Carry none of the pictures over; write out the complete data exactly.

§ §

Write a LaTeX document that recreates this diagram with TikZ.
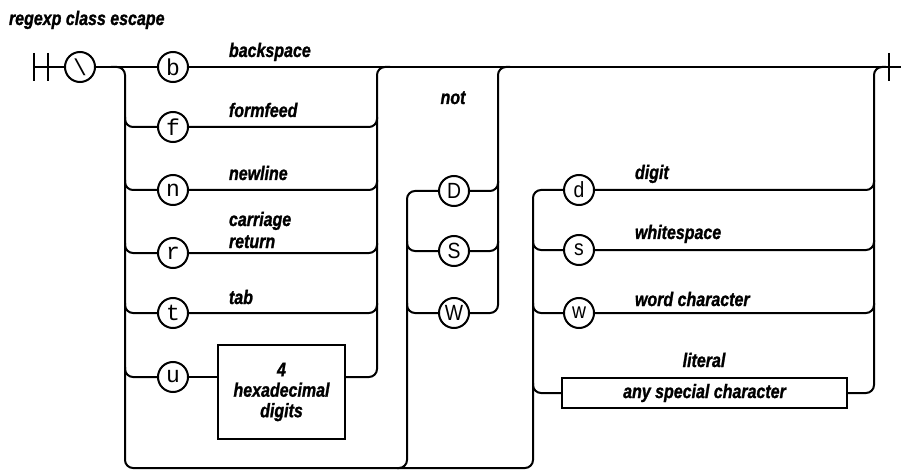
\documentclass[tikz,border=0pt]{standalone}
\usepackage{fontspec}
\setmainfont[FakeStretch=0.82,BoldItalicFeatures={FakeBold=1.2}]{Liberation Sans}
\newfontfamily\rrmono{Liberation Mono}
\newfontfamily\rrsans[FakeStretch=0.88]{Liberation Sans}
\usepackage{tikz}
\usetikzlibrary{positioning,calc}

\begin{document}
\begin{tikzpicture}[x=1pt,y=-1pt,line width=2pt,
    term/.style={draw,circle,minimum size=30pt,inner sep=0pt,
                 font=\fontsize{23}{23}\rrmono},
    cls/.style={term,font=\fontsize{22}{22}\rrsans},
    lbl/.style={inner sep=0pt,anchor=base west,
                font=\fontsize{19.5}{20}\selectfont\bfseries\itshape},
    boxed/.style={draw,inner sep=0pt,align=center,
                  font=\fontsize{19.5}{20.5}\selectfont\bfseries\itshape},
    bus/.style={rounded corners=8pt}]
  % 正则类转义的语法铁路图。
  \useasboundingbox (0,0) rectangle (901,470);
  \node[lbl] (title) at (8,25) {regexp class escape};

  \coordinate (st1) at (34,67);
  \coordinate (st2) at (48,67);
  \coordinate (fin) at (889,67);
  \coordinate (out) at (901,67);
  \coordinate (la) at (125,468);
  \coordinate (lb) at (407,468);
  \coordinate (lc) at (533,468);
  \coordinate (ra) at (377,67);
  \coordinate (rb) at (498,67);
  \coordinate (rc) at (874,67);

  \node[term] (bs) at (80,67) {\textbackslash};
  \node[term] (b) at (173,67) {b};
  \node[term] (f) at (173,127) {f};
  \node[term] (n) at (173,190) {n};
  \node[term] (r) at (173,253) {r};
  \node[term] (t) at (173,313) {t};
  \node[term] (u) at (173,377) {u};
  \node[boxed,minimum width=127pt,minimum height=94pt] (hex) at (281.5,392)
    {4\\hexadecimal\\digits};

  \node[cls] (D) at (454,191) {D};
  \node[cls] (S) at (454,251) {S};
  \node[cls] (W) at (454,313) {W};

  \node[cls] (d) at (579,190) {d};
  \node[cls] (s) at (579,250) {s};
  \node[cls] (w) at (579,313) {w};
  \node[boxed,minimum width=285pt,minimum height=30pt] (lit) at (704.5,393)
    {any special character};

  \node[lbl] (txtb) at (228,57) {backspace};
  \node[lbl] (txtf) at (228,117) {formfeed};
  \node[lbl] (txtn) at (228,180) {newline};
  \node[lbl] (txtr1) at (228,226) {carriage};
  \node[lbl] (txtr2) at (228,248) {return};
  \node[lbl] (txtt) at (228,304) {tab};
  \node[lbl,anchor=base] (txtnot) at (453,104) {not};
  \node[lbl] (txtd) at (634,179) {digit};
  \node[lbl] (txts) at (634,239) {whitespace};
  \node[lbl] (txtw) at (634,306) {word character};
  \node[lbl,anchor=base] (txtlit) at (704,367) {literal};

  \draw ($(st1)+(0,-14)$) -- ($(st1)+(0,14)$);
  \draw ($(st2)+(0,-14)$) -- ($(st2)+(0,14)$);
  \draw ($(fin)+(0,-14)$) -- ($(fin)+(0,14)$);
  \draw (st1) -- (bs.west);
  \draw (bs.east) -- (b.west);
  \draw (b.east) -- (out);

  \draw[bus] ($(bs.east)+(15,0)$) -| (la) -- (lc) |- (d.west);
  \draw[bus] ($(f.west -| la)+(0,-10)$) |- (f.west);
  \draw[bus] ($(n.west -| la)+(0,-10)$) |- (n.west);
  \draw[bus] ($(r.west -| la)+(0,-10)$) |- (r.west);
  \draw[bus] ($(t.west -| la)+(0,-10)$) |- (t.west);
  \draw[bus] ($(u.west -| la)+(0,-10)$) |- (u.west);
  \draw[bus] (f.east) -| ($(f.east -| ra)+(0,-10)$);
  \draw[bus] (n.east) -| ($(n.east -| ra)+(0,-10)$);
  \draw[bus] (r.east) -| ($(r.east -| ra)+(0,-10)$);
  \draw[bus] (t.east) -| ($(t.east -| ra)+(0,-10)$);
  \draw (u.east) -- (u.east -| hex.west);
  \draw[bus] (u.east -| hex.east) -| (ra) -- ++(13,0);

  \draw[bus] ($(lb)+(-10,0)$) -- (lb) |- (D.west);
  \draw[bus] ($(S.west -| lb)+(0,-10)$) |- (S.west);
  \draw[bus] ($(W.west -| lb)+(0,-10)$) |- (W.west);
  \draw[bus] (D.east) -| ($(D.east -| rb)+(0,-10)$);
  \draw[bus] (S.east) -| ($(S.east -| rb)+(0,-10)$);
  \draw[bus] (W.east) -| (rb) -- ++(12,0);

  \draw[bus] ($(s.west -| lc)+(0,-10)$) |- (s.west);
  \draw[bus] ($(w.west -| lc)+(0,-10)$) |- (w.west);
  \draw[bus] ($(lit.west -| lc)+(0,-10)$) |- (lit.west);
  \draw[bus] (d.east) -| ($(d.east -| rc)+(0,-10)$);
  \draw[bus] (s.east) -| ($(s.east -| rc)+(0,-10)$);
  \draw[bus] (w.east) -| ($(w.east -| rc)+(0,-10)$);
  \draw[bus] (lit.east) -| (rc) -- ++(12,0);
\end{tikzpicture}
\end{document}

§ §

CORRECT ANSWER -
Write a LaTeX document that recreates this diagram with TikZ.
\documentclass[tikz,border=0pt]{standalone}
\usepackage{fontspec}
\setmainfont[FakeStretch=0.82,BoldItalicFeatures={FakeBold=1.2}]{Liberation Sans}
\newfontfamily\rrmono{Liberation Mono}
\newfontfamily\rrsans[FakeStretch=0.88]{Liberation Sans}
\usepackage{tikz}
\usetikzlibrary{positioning,calc}

\begin{document}
\begin{tikzpicture}[x=1pt,y=-1pt,line width=2pt,
    term/.style={draw,circle,minimum size=30pt,inner sep=0pt,
                 font=\fontsize{23}{23}\rrmono},
    cls/.style={term,font=\fontsize{22}{22}\rrsans},
    lbl/.style={inner sep=0pt,anchor=base west,
                font=\fontsize{19.5}{20}\selectfont\bfseries\itshape},
    boxed/.style={draw,inner sep=0pt,align=center,
                  font=\fontsize{19.5}{20.5}\selectfont\bfseries\itshape},
    bus/.style={rounded corners=8pt}]
  % 正则类转义的语法铁路图。
  \useasboundingbox (0,0) rectangle (901,470);
  \node[lbl] (title) at (8,25) {regexp class escape};

  \coordinate (st1) at (34,67);
  \coordinate (st2) at (48,67);
  \coordinate (fin) at (889,67);
  \coordinate (out) at (901,67);
  \coordinate (la) at (125,468);
  \coordinate (lb) at (407,468);
  \coordinate (lc) at (533,468);
  \coordinate (ra) at (377,67);
  \coordinate (rb) at (498,67);
  \coordinate (rc) at (874,67);

  \node[term] (bs) at (80,67) {\textbackslash};
  \node[term] (b) at (173,67) {b};
  \node[term] (f) at (173,127) {f};
  \node[term] (n) at (173,190) {n};
  \node[term] (r) at (173,253) {r};
  \node[term] (t) at (173,313) {t};
  \node[term] (u) at (173,377) {u};
  \node[boxed,minimum width=127pt,minimum height=94pt] (hex) at (281.5,392)
    {4\\hexadecimal\\digits};

  \node[cls] (D) at (454,191) {D};
  \node[cls] (S) at (454,251) {S};
  \node[cls] (W) at (454,313) {W};

  \node[cls] (d) at (579,190) {d};
  \node[cls] (s) at (579,250) {s};
  \node[cls] (w) at (579,313) {w};
  \node[boxed,minimum width=285pt,minimum height=30pt] (lit) at (704.5,393)
    {any special character};

  \node[lbl] (txtb) at (228,57) {backspace};
  \node[lbl] (txtf) at (228,117) {formfeed};
  \node[lbl] (txtn) at (228,180) {newline};
  \node[lbl] (txtr1) at (228,226) {carriage};
  \node[lbl] (txtr2) at (228,248) {return};
  \node[lbl] (txtt) at (228,304) {tab};
  \node[lbl,anchor=base] (txtnot) at (453,104) {not};
  \node[lbl] (txtd) at (634,179) {digit};
  \node[lbl] (txts) at (634,239) {whitespace};
  \node[lbl] (txtw) at (634,306) {word character};
  \node[lbl,anchor=base] (txtlit) at (704,367) {literal};

  \draw ($(st1)+(0,-14)$) -- ($(st1)+(0,14)$);
  \draw ($(st2)+(0,-14)$) -- ($(st2)+(0,14)$);
  \draw ($(fin)+(0,-14)$) -- ($(fin)+(0,14)$);
  \draw (st1) -- (bs.west);
  \draw (bs.east) -- (b.west);
  \draw (b.east) -- (out);

  \draw[bus] ($(bs.east)+(15,0)$) -| (la) -- (lc) |- (d.west);
  \draw[bus] ($(f.west -| la)+(0,-10)$) |- (f.west);
  \draw[bus] ($(n.west -| la)+(0,-10)$) |- (n.west);
  \draw[bus] ($(r.west -| la)+(0,-10)$) |- (r.west);
  \draw[bus] ($(t.west -| la)+(0,-10)$) |- (t.west);
  \draw[bus] ($(u.west -| la)+(0,-10)$) |- (u.west);
  \draw[bus] (f.east) -| ($(f.east -| ra)+(0,-10)$);
  \draw[bus] (n.east) -| ($(n.east -| ra)+(0,-10)$);
  \draw[bus] (r.east) -| ($(r.east -| ra)+(0,-10)$);
  \draw[bus] (t.east) -| ($(t.east -| ra)+(0,-10)$);
  \draw (u.east) -- (u.east -| hex.west);
  \draw[bus] (u.east -| hex.east) -| (ra) -- ++(13,0);

  \draw[bus] ($(lb)+(-10,0)$) -- (lb) |- (D.west);
  \draw[bus] ($(S.west -| lb)+(0,-10)$) |- (S.west);
  \draw[bus] ($(W.west -| lb)+(0,-10)$) |- (W.west);
  \draw[bus] (D.east) -| ($(D.east -| rb)+(0,-10)$);
  \draw[bus] (S.east) -| ($(S.east -| rb)+(0,-10)$);
  \draw[bus] (W.east) -| (rb) -- ++(12,0);

  \draw[bus] ($(s.west -| lc)+(0,-10)$) |- (s.west);
  \draw[bus] ($(w.west -| lc)+(0,-10)$) |- (w.west);
  \draw[bus] ($(lit.west -| lc)+(0,-10)$) |- (lit.west);
  \draw[bus] (d.east) -| ($(d.east -| rc)+(0,-10)$);
  \draw[bus] (s.east) -| ($(s.east -| rc)+(0,-10)$);
  \draw[bus] (w.east) -| ($(w.east -| rc)+(0,-10)$);
  \draw[bus] (lit.east) -| (rc) -- ++(12,0);
\end{tikzpicture}
\end{document}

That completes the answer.